BEGIN DATA FOR THIS TASK

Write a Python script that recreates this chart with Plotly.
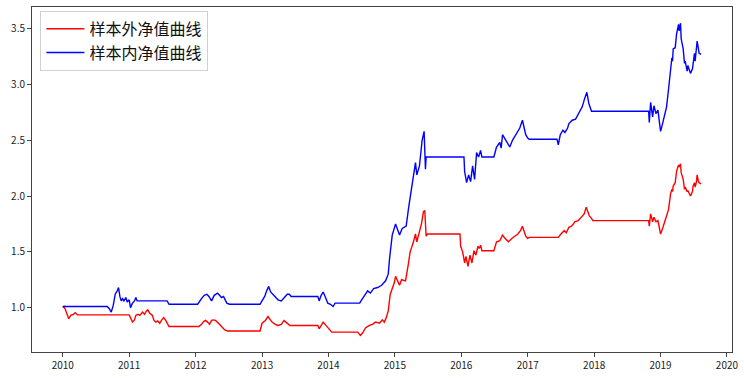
import pandas as pd
import plotly.graph_objects as go

# ---- data (decimal year, net value) ----
t_in = [2010.00, 2010.67, 2010.70, 2010.73, 2010.76, 2010.79, 2010.82, 2010.84, 2010.86, 2010.88,
        2010.90, 2010.92, 2010.95, 2010.97, 2011.00, 2011.02, 2011.05, 2011.08, 2011.10, 2011.12,
        2011.57, 2011.60, 2012.03, 2012.06, 2012.10, 2012.13, 2012.17, 2012.20, 2012.24, 2012.28,
        2012.33, 2012.36, 2012.39, 2012.42, 2012.44, 2012.47, 2012.51, 2012.97, 2013.00, 2013.04,
        2013.07, 2013.10, 2013.13, 2013.16, 2013.20, 2013.24, 2013.29, 2013.33, 2013.38, 2013.41,
        2013.44, 2013.84, 2013.86, 2013.89, 2013.92, 2013.95, 2013.99, 2014.03, 2014.07, 2014.10,
        2014.47, 2014.50, 2014.55, 2014.59, 2014.63, 2014.68, 2014.74, 2014.80, 2014.86, 2014.90,
        2014.92, 2014.96, 2015.01, 2015.04, 2015.07, 2015.11, 2015.17, 2015.21, 2015.26, 2015.31,
        2015.33, 2015.37, 2015.41, 2015.44, 2015.46, 2015.47, 2016.04, 2016.05, 2016.08, 2016.11,
        2016.14, 2016.17, 2016.20, 2016.23, 2016.26, 2016.29, 2016.31, 2016.49, 2016.53, 2016.58,
        2016.60, 2016.62, 2016.68, 2016.73, 2016.77, 2016.82, 2016.88, 2016.92, 2016.97, 2017.00,
        2017.02, 2017.44, 2017.46, 2017.49, 2017.53, 2017.56, 2017.60, 2017.62, 2017.67, 2017.72,
        2017.77, 2017.82, 2017.86, 2017.89, 2017.92, 2017.94, 2017.96, 2018.82, 2018.83, 2018.85,
        2018.88, 2018.90, 2018.93, 2018.96, 2018.98, 2019.00, 2019.03, 2019.06, 2019.09, 2019.12,
        2019.15, 2019.17, 2019.18, 2019.19, 2019.22, 2019.24, 2019.27, 2019.28, 2019.30, 2019.31,
        2019.34, 2019.36, 2019.37, 2019.40, 2019.41, 2019.45, 2019.48, 2019.49, 2019.51, 2019.52,
        2019.54, 2019.55, 2019.57, 2019.58, 2019.61]
nav_in = [1.01, 1.01, 0.99, 0.96, 1.02, 1.12, 1.15, 1.18, 1.10, 1.06,
          1.08, 1.06, 1.09, 1.05, 1.07, 1.00, 1.04, 1.06, 1.09, 1.06,
          1.06, 1.03, 1.03, 1.06, 1.09, 1.11, 1.12, 1.10, 1.06, 1.11,
          1.13, 1.11, 1.09, 1.10, 1.07, 1.04, 1.03, 1.03, 1.06, 1.10,
          1.15, 1.19, 1.14, 1.12, 1.09, 1.07, 1.06, 1.09, 1.12, 1.12,
          1.10, 1.10, 1.06, 1.11, 1.14, 1.10, 1.04, 1.03, 1.01, 1.04,
          1.04, 1.07, 1.12, 1.15, 1.13, 1.17, 1.18, 1.20, 1.24, 1.30,
          1.44, 1.65, 1.75, 1.70, 1.65, 1.71, 1.73, 1.91, 2.09, 2.30,
          2.19, 2.27, 2.50, 2.58, 2.24, 2.35, 2.35, 2.22, 2.12, 2.19,
          2.13, 2.27, 2.15, 2.39, 2.35, 2.41, 2.35, 2.35, 2.44, 2.48,
          2.43, 2.55, 2.49, 2.44, 2.50, 2.55, 2.61, 2.68, 2.55, 2.52,
          2.51, 2.51, 2.46, 2.55, 2.59, 2.57, 2.61, 2.65, 2.68, 2.69,
          2.74, 2.80, 2.88, 2.93, 2.83, 2.80, 2.76, 2.76, 2.66, 2.84,
          2.71, 2.81, 2.74, 2.77, 2.64, 2.58, 2.65, 2.74, 2.80, 2.96,
          3.17, 3.24, 3.21, 3.32, 3.33, 3.45, 3.54, 3.48, 3.55, 3.41,
          3.32, 3.19, 3.21, 3.12, 3.17, 3.10, 3.14, 3.21, 3.28, 3.21,
          3.30, 3.39, 3.32, 3.28, 3.27]

t_out = [2010.00, 2010.02, 2010.04, 2010.07, 2010.09, 2010.12, 2010.16, 2010.19, 2010.22, 2011.00,
         2011.05, 2011.08, 2011.10, 2011.13, 2011.16, 2011.20, 2011.23, 2011.26, 2011.28, 2011.31,
         2011.35, 2011.37, 2011.40, 2011.43, 2011.46, 2011.49, 2011.52, 2011.55, 2011.58, 2011.60,
         2012.05, 2012.09, 2012.12, 2012.15, 2012.18, 2012.21, 2012.24, 2012.27, 2012.30, 2012.33,
         2012.36, 2012.39, 2012.44, 2012.48, 2012.97, 2013.00, 2013.05, 2013.09, 2013.12, 2013.15,
         2013.20, 2013.24, 2013.29, 2013.33, 2013.36, 2013.42, 2013.84, 2013.86, 2013.92, 2013.96,
         2014.02, 2014.05, 2014.44, 2014.48, 2014.51, 2014.56, 2014.62, 2014.66, 2014.71, 2014.77,
         2014.81, 2014.84, 2014.87, 2014.90, 2014.93, 2014.99, 2015.01, 2015.04, 2015.07, 2015.10,
         2015.16, 2015.20, 2015.23, 2015.28, 2015.31, 2015.33, 2015.37, 2015.40, 2015.43, 2015.45,
         2015.47, 2015.49, 2015.98, 2015.99, 2016.02, 2016.05, 2016.07, 2016.10, 2016.13, 2016.16,
         2016.19, 2016.22, 2016.25, 2016.27, 2016.29, 2016.31, 2016.49, 2016.53, 2016.58, 2016.62,
         2016.66, 2016.71, 2016.76, 2016.80, 2016.85, 2016.89, 2016.92, 2016.97, 2017.00, 2017.02,
         2017.46, 2017.50, 2017.55, 2017.58, 2017.62, 2017.66, 2017.71, 2017.76, 2017.80, 2017.85,
         2017.88, 2017.91, 2017.93, 2017.96, 2017.98, 2018.82, 2018.83, 2018.85, 2018.88, 2018.90,
         2018.93, 2018.96, 2018.98, 2019.00, 2019.03, 2019.06, 2019.09, 2019.12, 2019.15, 2019.17,
         2019.18, 2019.19, 2019.22, 2019.24, 2019.27, 2019.28, 2019.30, 2019.31, 2019.34, 2019.36,
         2019.37, 2019.40, 2019.41, 2019.45, 2019.48, 2019.49, 2019.51, 2019.52, 2019.54, 2019.55,
         2019.57, 2019.58, 2019.61]
nav_out = [1.00, 1.01, 0.98, 0.94, 0.90, 0.93, 0.94, 0.955, 0.935, 0.935,
           0.87, 0.89, 0.93, 0.94, 0.93, 0.96, 0.94, 0.97, 0.98, 0.95,
           0.93, 0.89, 0.87, 0.88, 0.86, 0.89, 0.91, 0.885, 0.85, 0.83,
           0.83, 0.85, 0.875, 0.885, 0.87, 0.85, 0.885, 0.89, 0.885, 0.87,
           0.85, 0.83, 0.80, 0.79, 0.79, 0.86, 0.885, 0.92, 0.89, 0.87,
           0.85, 0.84, 0.85, 0.885, 0.87, 0.84, 0.84, 0.81, 0.87, 0.84,
           0.80, 0.78, 0.78, 0.75, 0.77, 0.82, 0.84, 0.85, 0.87, 0.86,
           0.89, 0.87, 0.91, 0.97, 1.12, 1.22, 1.28, 1.24, 1.20, 1.25,
           1.24, 1.38, 1.50, 1.59, 1.66, 1.59, 1.68, 1.75, 1.86, 1.87,
           1.64, 1.66, 1.66, 1.55, 1.50, 1.40, 1.46, 1.37, 1.47, 1.40,
           1.51, 1.47, 1.55, 1.53, 1.56, 1.51, 1.51, 1.59, 1.60, 1.65,
           1.62, 1.59, 1.62, 1.64, 1.66, 1.69, 1.73, 1.64, 1.62, 1.63,
           1.63, 1.66, 1.69, 1.67, 1.72, 1.73, 1.77, 1.78, 1.81, 1.84,
           1.90, 1.84, 1.82, 1.80, 1.78, 1.78, 1.73, 1.84, 1.77, 1.81,
           1.77, 1.78, 1.71, 1.66, 1.71, 1.77, 1.81, 1.88, 2.02, 2.06,
           2.04, 2.09, 2.12, 2.22, 2.28, 2.26, 2.29, 2.21, 2.15, 2.06,
           2.08, 2.04, 2.05, 2.00, 2.04, 2.09, 2.12, 2.08, 2.13, 2.19,
           2.13, 2.12, 2.11]

series_names = ["样本外净值曲线", "样本内净值曲线"]
year_ticks = list(range(2010, 2021))
y_ticks = [1.0, 1.5, 2.0, 2.5, 3.0, 3.5]


def to_dates(years):
    base = pd.Timestamp("2010-01-01")
    return [base + pd.Timedelta(days=(y - 2010) * 365.25) for y in years]


fig = go.Figure()
fig.add_trace(go.Scatter(x=to_dates(t_out), y=nav_out, mode="lines", name=series_names[0],
                         line=dict(color="#ff0000", width=1.4)))
fig.add_trace(go.Scatter(x=to_dates(t_in), y=nav_in, mode="lines", name=series_names[1],
                         line=dict(color="#0000ff", width=1.4)))

tickvals = [pd.Timestamp(f"{y}-01-01") for y in year_ticks]
x0 = pd.Timestamp("2010-01-01") + pd.Timedelta(days=-0.463 * 365.25)
x1 = pd.Timestamp("2010-01-01") + pd.Timedelta(days=10.075 * 365.25)

fig.update_layout(
    width=744, height=378,
    margin=dict(l=32, r=7, t=6, b=23),
    paper_bgcolor="white", plot_bgcolor="white",
    font=dict(family="Noto Sans CJK SC", color="#222222", size=10),
    showlegend=True,
    legend=dict(x=0.012, y=0.989, xanchor="left", yanchor="top",
                bgcolor="rgba(255,255,255,0.8)", bordercolor="#d0d0d0", borderwidth=1,
                font=dict(size=16, family="Noto Sans CJK SC", color="#111111"),
                itemwidth=38, tracegroupgap=0),
    xaxis=dict(type="date", range=[x0, x1], tickvals=tickvals,
               ticktext=[str(y) for y in year_ticks],
               showgrid=False, zeroline=False, showline=True, mirror=True,
               linecolor="#444444", linewidth=1, ticks="outside", ticklen=4,
               tickcolor="#444444", tickfont=dict(size=10)),
    yaxis=dict(range=[0.602, 3.695], tickvals=y_ticks,
               ticktext=[f"{v:.1f}" for v in y_ticks],
               showgrid=False, zeroline=False, showline=True, mirror=True,
               linecolor="#444444", linewidth=1, ticks="outside", ticklen=4,
               tickcolor="#444444", tickfont=dict(size=10)),
)

fig.write_html("out.html")
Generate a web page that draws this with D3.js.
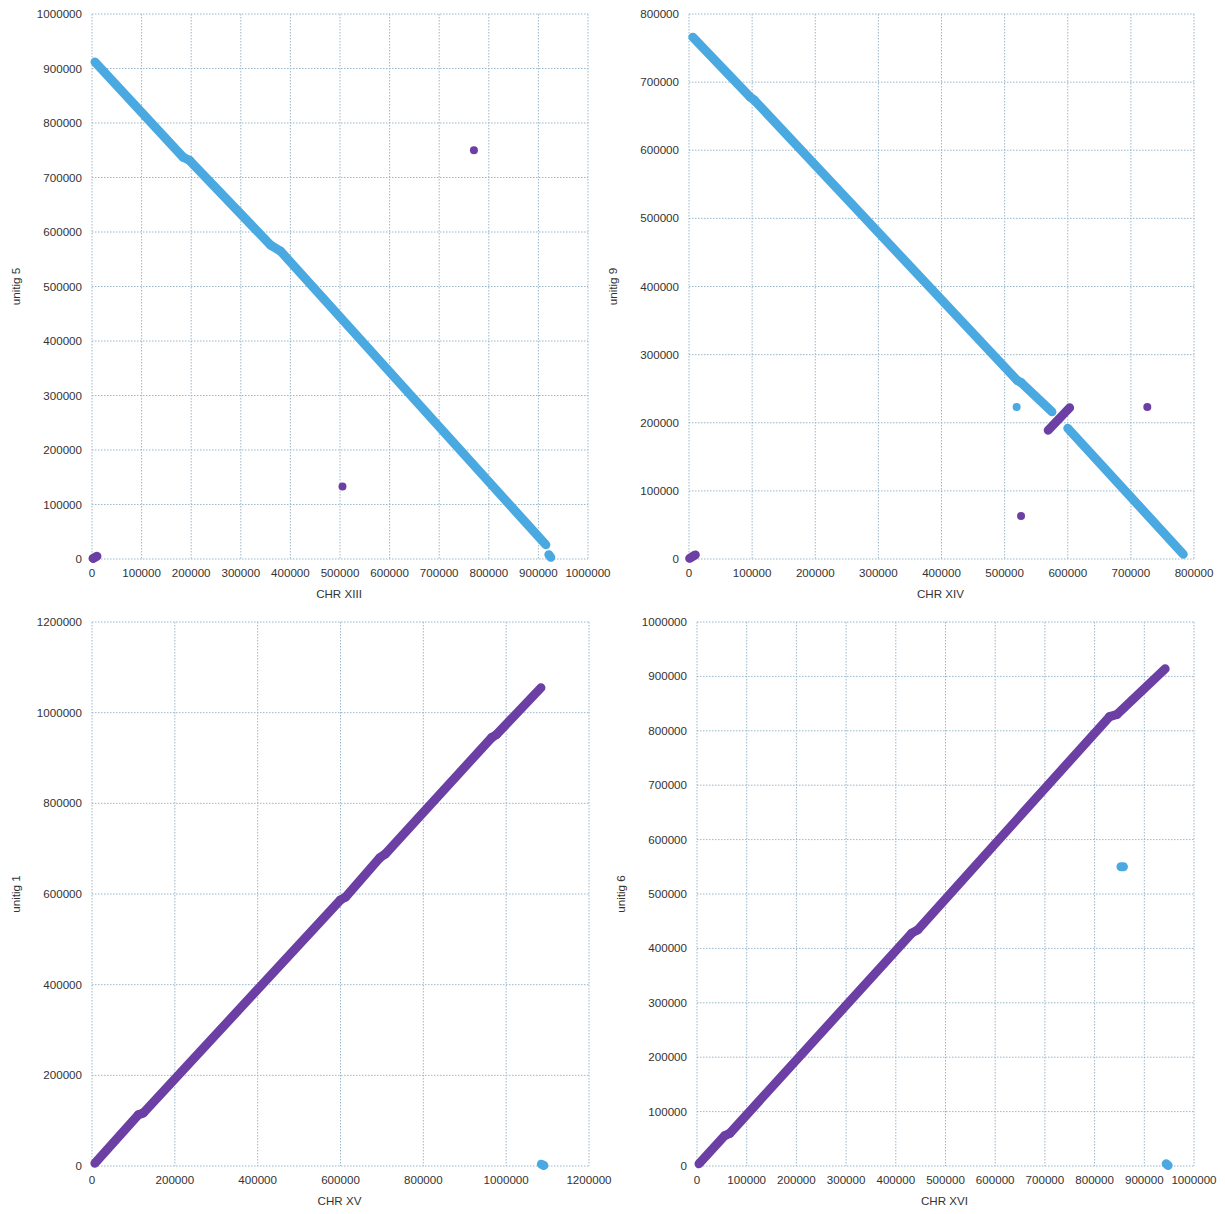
<!DOCTYPE html>
<html><head><meta charset="utf-8">
<script src="https://cdn.jsdelivr.net/npm/d3@7"></script>
<style>
body{margin:0;background:#fff;}
text{font-family:"Liberation Sans",Arial,sans-serif;fill:#333;}
</style></head>
<body><svg id="c" width="1225" height="1214"></svg>
<script>
// Panel axis definitions
const panelXLabels = ["CHR XIII", "CHR XIV", "CHR XV", "CHR XVI"];
const panelYLabels = ["unitig 5", "unitig 9", "unitig 1", "unitig 6"];
const panelXMax = [1000000, 800000, 1200000, 1000000];
const panelYMax = [1000000, 800000, 1200000, 1000000];
const panelXStep = [100000, 100000, 200000, 100000];
const panelYStep = [100000, 100000, 200000, 100000];

// Alignment segments [x1, y1, x2, y2] — blue (reverse) and purple (forward)
const blue13 = [
  [6000, 912000, 184000, 737000],
  [184000, 737000, 197000, 731000],
  [197000, 731000, 360000, 576000],
  [360000, 576000, 380000, 565000],
  [380000, 565000, 915000, 26000],
  [921000, 8000, 925000, 3000]
];
const purple13 = [
  [2000, 1000, 10000, 5000],
  [770000, 750000, 770000, 750000],
  [505000, 133000, 505000, 133000]
];
const blue14 = [
  [6000, 766000, 97000, 678000],
  [97000, 678000, 103000, 674000],
  [103000, 674000, 520000, 262000],
  [520000, 262000, 526000, 259000],
  [526000, 259000, 575000, 216000],
  [600000, 192000, 783000, 7000],
  [519000, 223000, 519000, 223000]
];
const purple14 = [
  [1000, 1000, 10000, 6000],
  [569000, 189000, 603000, 222000],
  [726000, 223000, 726000, 223000],
  [526000, 63000, 526000, 63000]
];
const blue15 = [
  [1085000, 4000, 1091000, 1000]
];
const purple15 = [
  [7000, 6000, 112000, 113000],
  [112000, 113000, 124000, 117000],
  [124000, 117000, 600000, 587000],
  [600000, 587000, 612000, 593000],
  [612000, 593000, 695000, 680000],
  [695000, 680000, 708000, 688000],
  [708000, 688000, 965000, 945000],
  [965000, 945000, 977000, 952000],
  [977000, 952000, 1084000, 1055000]
];
const blue16 = [
  [853000, 550000, 858000, 550000],
  [944000, 4000, 948000, 1000]
];
const purple16 = [
  [4000, 4000, 56000, 56000],
  [56000, 56000, 66000, 60000],
  [66000, 60000, 432000, 428000],
  [432000, 428000, 444000, 434000],
  [444000, 434000, 830000, 826000],
  [830000, 826000, 845000, 830000],
  [845000, 830000, 942000, 914000]
];
const panelBlue = [blue13, blue14, blue15, blue16];
const panelPurple = [purple13, purple14, purple15, purple16];

const boxes = [
  {l: 92, r: 588, t: 14, b: 559},
  {l: 689, r: 1194, t: 14, b: 559},
  {l: 92, r: 589, t: 622, b: 1166},
  {l: 697, r: 1194, t: 622, b: 1166}
];
const BLUE = "#4aa9e1", PURPLE = "#6b3fa3", GRID = "#9bb7cb";

const svg = d3.select("#c");
boxes.forEach((bx, i) => {
  const x = d3.scaleLinear().domain([0, panelXMax[i]]).range([bx.l, bx.r]);
  const y = d3.scaleLinear().domain([0, panelYMax[i]]).range([bx.b, bx.t]);
  const g = svg.append("g");
  const xt = d3.range(0, panelXMax[i] + 1, panelXStep[i]);
  const yt = d3.range(0, panelYMax[i] + 1, panelYStep[i]);
  // grid (including frame)
  g.selectAll(".vg").data(xt).join("line")
    .attr("x1", d => x(d)).attr("x2", d => x(d)).attr("y1", bx.t).attr("y2", bx.b)
    .attr("stroke", GRID).attr("stroke-width", 1).attr("stroke-dasharray", "1.5,1.5");
  g.selectAll(".hg").data(yt).join("line")
    .attr("y1", d => y(d)).attr("y2", d => y(d)).attr("x1", bx.l).attr("x2", bx.r)
    .attr("stroke", GRID).attr("stroke-width", 1).attr("stroke-dasharray", "1.5,1.5");
  // tick labels
  g.selectAll(".xl").data(xt).join("text")
    .attr("x", d => x(d)).attr("y", bx.b + 18).attr("text-anchor", "middle")
    .attr("font-size", 11.6).text(d => d);
  g.selectAll(".yl").data(yt).join("text")
    .attr("x", bx.l - 10).attr("y", d => y(d) + 4).attr("text-anchor", "end")
    .attr("font-size", 11.6).text(d => d);
  // axis titles
  g.append("text").attr("x", (bx.l + bx.r) / 2 - 1).attr("y", bx.b + 39)
    .attr("text-anchor", "middle").attr("font-size", 11.6).text(panelXLabels[i]);
  g.append("text").attr("transform", `translate(${bx.l - 72},${(bx.t + bx.b) / 2}) rotate(-90)`)
    .attr("text-anchor", "middle").attr("font-size", 11.6).text(panelYLabels[i]);
  // segments
  const draw = (arr, col) => {
    g.append("g").selectAll("line").data(arr).join("line")
      .attr("x1", d => x(d[0])).attr("y1", d => y(d[1]))
      .attr("x2", d => x(d[2])).attr("y2", d => y(d[3]))
      .attr("stroke", col).attr("stroke-linecap", "round")
      .attr("stroke-width", d => (d[0] === d[2] && d[1] === d[3]) ? 8 : 9);
  };
  draw(panelBlue[i], BLUE);
  draw(panelPurple[i], PURPLE);
});
</script></body></html>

END DATA FOR THIS TASK

**EXERCISE DESCRIPTION:** Reproduce only the lines running from the beginning of the entries above to the line holding "import plotly.graph_objects as go", inclusive. Pictures stay out of the copy.

**REPLY:**
Write a Python script that recreates this chart with Plotly.
import pandas as pd
import plotly.graph_objects as go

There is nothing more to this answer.